▸ **What is being asked**
Repeat, exactly and only, the lines from the beginning of the data through the line with "import pandas as pd". Pictures are left out.

▸ **Records for this exercise**
>> start
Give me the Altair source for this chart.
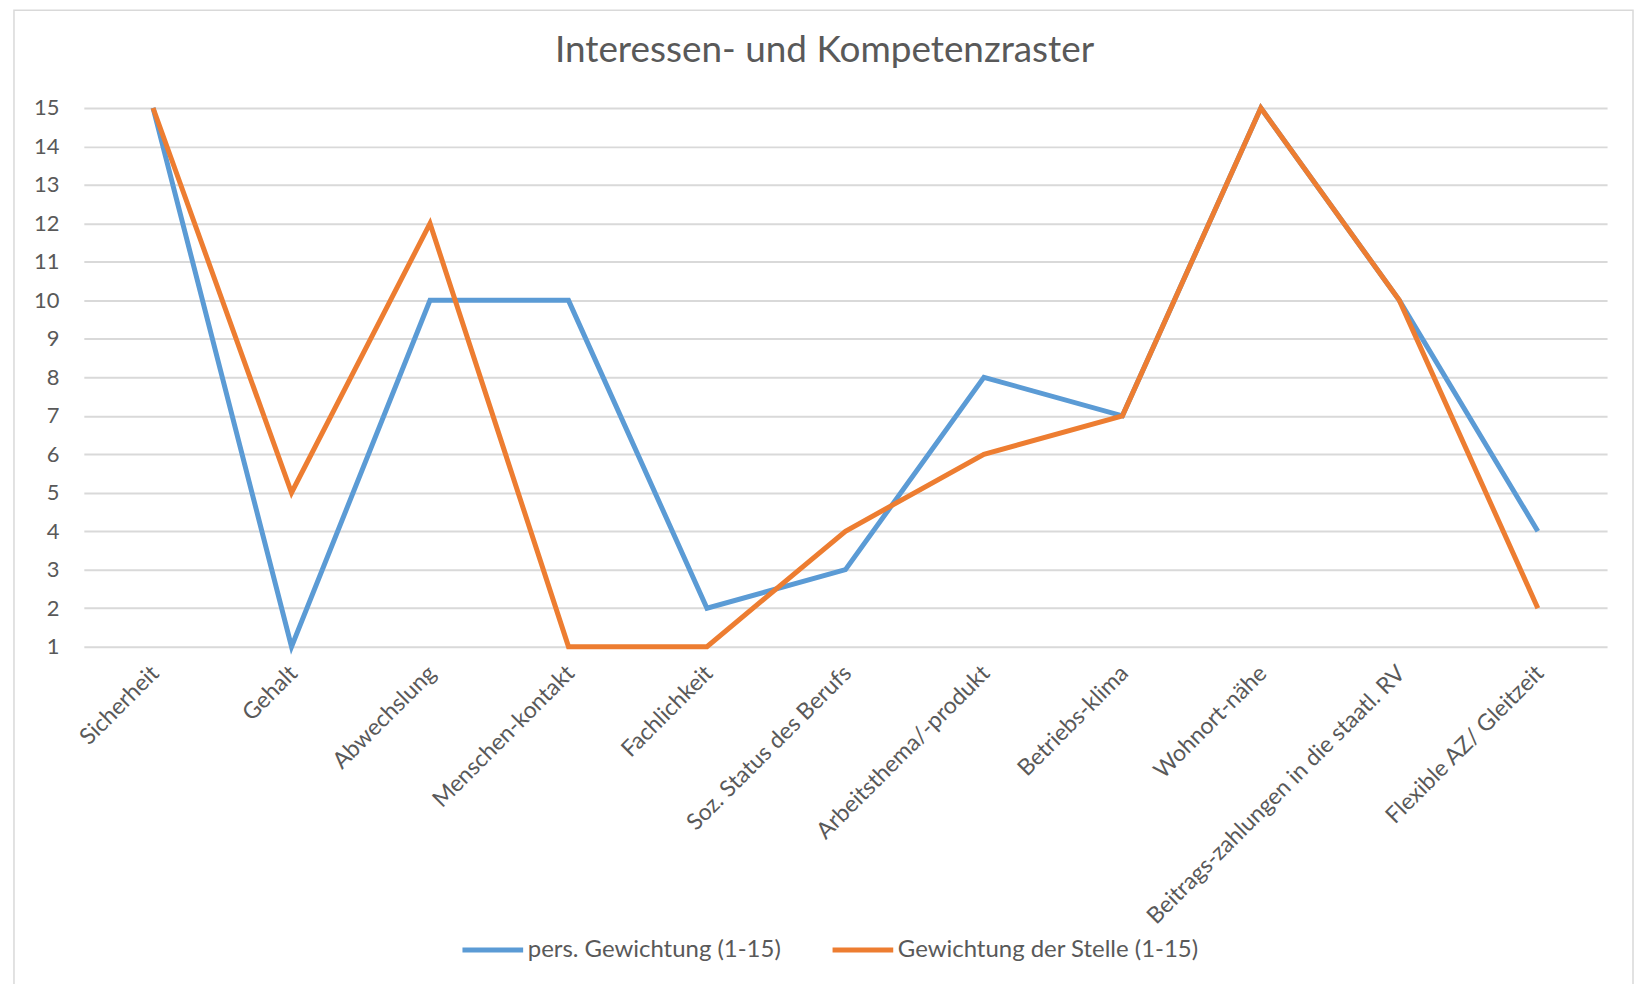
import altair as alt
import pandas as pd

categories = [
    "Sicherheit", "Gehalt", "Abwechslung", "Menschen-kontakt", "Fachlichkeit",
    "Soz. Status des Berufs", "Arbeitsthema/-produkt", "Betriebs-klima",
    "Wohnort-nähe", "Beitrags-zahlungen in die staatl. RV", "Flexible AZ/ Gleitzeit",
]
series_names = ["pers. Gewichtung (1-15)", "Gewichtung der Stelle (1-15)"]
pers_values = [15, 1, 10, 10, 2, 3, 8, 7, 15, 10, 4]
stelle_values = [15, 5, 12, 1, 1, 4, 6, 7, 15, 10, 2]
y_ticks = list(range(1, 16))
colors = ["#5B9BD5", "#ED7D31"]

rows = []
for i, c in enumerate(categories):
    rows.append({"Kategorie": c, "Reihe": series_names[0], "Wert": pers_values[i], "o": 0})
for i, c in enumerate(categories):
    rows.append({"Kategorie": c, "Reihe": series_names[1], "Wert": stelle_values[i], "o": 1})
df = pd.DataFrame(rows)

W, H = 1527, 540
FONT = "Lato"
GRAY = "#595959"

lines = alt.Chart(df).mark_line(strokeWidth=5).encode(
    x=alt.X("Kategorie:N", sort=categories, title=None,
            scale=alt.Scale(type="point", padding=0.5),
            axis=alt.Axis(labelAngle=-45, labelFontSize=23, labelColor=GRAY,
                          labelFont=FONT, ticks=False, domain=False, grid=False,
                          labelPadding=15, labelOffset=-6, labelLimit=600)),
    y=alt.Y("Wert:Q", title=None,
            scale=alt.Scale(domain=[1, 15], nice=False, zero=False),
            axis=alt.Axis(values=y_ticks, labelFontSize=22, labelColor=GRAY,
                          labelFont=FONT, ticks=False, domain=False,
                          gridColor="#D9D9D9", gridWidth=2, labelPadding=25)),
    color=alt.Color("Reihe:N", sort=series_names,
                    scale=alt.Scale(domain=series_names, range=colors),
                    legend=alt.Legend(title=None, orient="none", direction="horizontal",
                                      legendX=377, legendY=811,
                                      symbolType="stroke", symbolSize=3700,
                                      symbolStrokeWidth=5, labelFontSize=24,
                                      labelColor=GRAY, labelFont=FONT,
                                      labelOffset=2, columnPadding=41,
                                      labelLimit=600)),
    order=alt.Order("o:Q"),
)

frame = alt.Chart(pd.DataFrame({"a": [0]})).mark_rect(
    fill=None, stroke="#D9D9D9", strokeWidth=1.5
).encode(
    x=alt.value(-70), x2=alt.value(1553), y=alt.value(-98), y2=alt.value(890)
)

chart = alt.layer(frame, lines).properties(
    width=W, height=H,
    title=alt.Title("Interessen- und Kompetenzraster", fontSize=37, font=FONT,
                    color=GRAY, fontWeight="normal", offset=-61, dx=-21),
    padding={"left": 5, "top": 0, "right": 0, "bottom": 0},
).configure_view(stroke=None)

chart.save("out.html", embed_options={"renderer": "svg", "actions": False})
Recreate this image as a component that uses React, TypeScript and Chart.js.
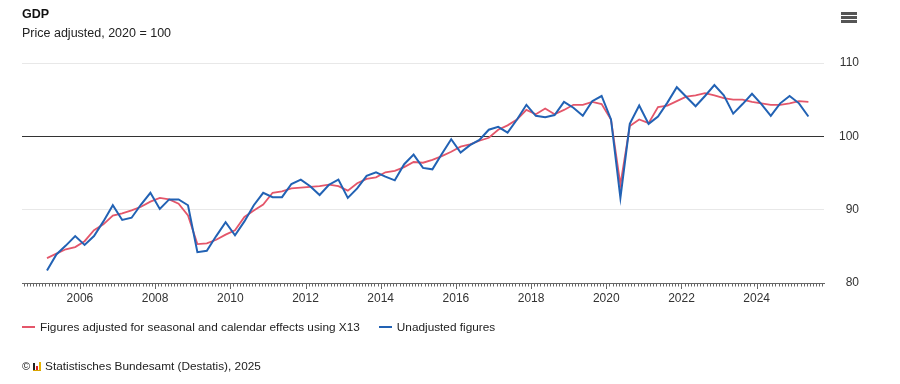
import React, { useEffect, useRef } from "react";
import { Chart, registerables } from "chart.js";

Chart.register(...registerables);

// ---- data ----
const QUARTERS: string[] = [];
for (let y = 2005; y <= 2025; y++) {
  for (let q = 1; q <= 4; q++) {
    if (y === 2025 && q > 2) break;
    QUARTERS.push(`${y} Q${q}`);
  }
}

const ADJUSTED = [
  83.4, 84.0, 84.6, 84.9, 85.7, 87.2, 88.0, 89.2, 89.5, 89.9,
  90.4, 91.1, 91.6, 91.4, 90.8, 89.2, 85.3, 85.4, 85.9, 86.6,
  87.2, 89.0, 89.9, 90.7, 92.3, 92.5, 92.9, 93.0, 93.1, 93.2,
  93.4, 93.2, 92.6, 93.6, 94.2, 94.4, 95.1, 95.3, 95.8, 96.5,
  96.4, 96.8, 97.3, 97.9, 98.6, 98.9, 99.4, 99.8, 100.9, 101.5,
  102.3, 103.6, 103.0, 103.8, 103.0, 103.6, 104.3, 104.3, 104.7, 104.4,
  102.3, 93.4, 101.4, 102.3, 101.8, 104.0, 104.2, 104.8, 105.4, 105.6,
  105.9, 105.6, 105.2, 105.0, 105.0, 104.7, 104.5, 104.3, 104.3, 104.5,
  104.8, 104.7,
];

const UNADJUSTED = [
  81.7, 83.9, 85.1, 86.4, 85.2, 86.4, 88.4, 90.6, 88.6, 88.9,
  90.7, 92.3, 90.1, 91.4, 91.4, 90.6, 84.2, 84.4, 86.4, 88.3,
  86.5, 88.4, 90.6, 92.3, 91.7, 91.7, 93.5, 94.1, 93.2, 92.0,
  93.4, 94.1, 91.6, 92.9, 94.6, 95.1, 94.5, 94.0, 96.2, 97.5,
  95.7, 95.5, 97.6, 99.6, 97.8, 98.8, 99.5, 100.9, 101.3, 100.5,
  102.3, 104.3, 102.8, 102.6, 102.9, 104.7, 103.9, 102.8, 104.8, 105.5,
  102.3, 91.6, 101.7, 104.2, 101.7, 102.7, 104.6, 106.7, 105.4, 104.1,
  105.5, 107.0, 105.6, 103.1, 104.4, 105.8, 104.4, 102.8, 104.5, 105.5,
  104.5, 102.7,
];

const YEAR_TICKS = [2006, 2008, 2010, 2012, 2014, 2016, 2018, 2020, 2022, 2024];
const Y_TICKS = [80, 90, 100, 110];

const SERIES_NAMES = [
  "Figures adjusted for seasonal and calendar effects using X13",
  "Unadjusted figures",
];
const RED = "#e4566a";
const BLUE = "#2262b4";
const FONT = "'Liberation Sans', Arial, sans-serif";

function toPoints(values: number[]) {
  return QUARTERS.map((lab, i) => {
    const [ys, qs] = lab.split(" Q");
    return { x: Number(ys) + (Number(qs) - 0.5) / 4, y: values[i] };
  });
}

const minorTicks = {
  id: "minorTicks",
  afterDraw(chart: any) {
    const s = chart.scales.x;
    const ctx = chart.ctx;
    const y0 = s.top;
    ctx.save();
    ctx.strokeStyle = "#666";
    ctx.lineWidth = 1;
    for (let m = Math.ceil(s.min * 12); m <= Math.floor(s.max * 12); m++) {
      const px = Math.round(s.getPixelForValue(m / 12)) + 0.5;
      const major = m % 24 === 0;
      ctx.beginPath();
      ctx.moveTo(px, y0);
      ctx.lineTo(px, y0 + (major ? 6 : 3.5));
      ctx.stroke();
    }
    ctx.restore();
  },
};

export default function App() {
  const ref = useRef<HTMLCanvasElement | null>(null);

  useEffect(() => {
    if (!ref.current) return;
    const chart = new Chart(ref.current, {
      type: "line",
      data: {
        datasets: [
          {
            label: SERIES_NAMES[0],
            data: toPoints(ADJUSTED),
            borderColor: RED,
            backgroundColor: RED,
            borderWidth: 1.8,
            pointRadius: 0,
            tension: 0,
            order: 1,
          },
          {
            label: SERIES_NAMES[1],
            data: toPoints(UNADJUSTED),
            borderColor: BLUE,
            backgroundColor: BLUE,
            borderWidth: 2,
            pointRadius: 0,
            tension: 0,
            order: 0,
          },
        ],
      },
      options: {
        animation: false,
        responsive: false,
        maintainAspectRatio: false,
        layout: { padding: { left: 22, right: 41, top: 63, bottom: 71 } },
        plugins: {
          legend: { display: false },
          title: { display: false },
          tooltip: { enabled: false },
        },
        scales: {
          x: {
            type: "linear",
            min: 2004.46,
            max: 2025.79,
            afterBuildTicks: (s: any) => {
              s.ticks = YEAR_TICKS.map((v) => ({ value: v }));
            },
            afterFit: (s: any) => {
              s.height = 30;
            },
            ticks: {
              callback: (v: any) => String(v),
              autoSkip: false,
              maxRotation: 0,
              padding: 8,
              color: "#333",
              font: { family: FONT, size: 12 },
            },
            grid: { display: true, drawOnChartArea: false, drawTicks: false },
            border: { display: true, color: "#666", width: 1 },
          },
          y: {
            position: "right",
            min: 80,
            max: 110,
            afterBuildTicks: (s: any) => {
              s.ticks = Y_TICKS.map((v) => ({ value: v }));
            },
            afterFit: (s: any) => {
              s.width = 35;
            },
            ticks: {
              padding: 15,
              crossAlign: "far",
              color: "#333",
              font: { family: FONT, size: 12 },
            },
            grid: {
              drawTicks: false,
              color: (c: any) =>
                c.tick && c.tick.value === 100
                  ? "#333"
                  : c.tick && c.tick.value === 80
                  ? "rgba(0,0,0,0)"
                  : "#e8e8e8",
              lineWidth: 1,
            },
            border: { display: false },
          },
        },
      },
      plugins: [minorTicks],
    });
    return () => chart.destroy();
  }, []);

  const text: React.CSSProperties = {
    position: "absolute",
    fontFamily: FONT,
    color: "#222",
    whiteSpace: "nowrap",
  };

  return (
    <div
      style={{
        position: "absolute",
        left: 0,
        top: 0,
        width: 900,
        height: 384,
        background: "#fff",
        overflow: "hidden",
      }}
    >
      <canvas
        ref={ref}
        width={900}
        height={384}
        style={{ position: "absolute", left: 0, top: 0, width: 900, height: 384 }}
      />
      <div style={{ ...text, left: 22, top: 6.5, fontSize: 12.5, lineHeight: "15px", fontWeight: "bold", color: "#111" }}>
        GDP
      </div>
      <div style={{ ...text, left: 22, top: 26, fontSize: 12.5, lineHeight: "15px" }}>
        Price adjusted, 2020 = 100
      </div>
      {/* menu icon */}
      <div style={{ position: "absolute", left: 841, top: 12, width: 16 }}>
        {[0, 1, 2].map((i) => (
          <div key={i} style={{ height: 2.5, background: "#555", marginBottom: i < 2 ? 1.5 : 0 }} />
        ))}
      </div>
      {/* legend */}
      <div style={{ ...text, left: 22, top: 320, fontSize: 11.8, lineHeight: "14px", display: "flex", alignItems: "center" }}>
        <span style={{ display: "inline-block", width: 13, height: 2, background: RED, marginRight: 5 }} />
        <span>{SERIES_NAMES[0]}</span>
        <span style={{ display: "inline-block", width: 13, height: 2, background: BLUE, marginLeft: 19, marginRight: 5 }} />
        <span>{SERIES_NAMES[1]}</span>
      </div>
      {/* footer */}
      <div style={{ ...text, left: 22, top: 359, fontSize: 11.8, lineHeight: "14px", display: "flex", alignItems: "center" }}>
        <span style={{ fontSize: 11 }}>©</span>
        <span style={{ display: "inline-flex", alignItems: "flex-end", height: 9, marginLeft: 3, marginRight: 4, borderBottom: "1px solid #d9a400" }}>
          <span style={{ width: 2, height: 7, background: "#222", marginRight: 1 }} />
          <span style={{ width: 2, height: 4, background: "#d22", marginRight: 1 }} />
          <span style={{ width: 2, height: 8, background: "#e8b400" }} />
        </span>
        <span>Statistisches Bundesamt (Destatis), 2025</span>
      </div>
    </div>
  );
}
>> end
▸ **Reply to the exercise**
Give me the Altair source for this chart.
import altair as alt
import pandas as pd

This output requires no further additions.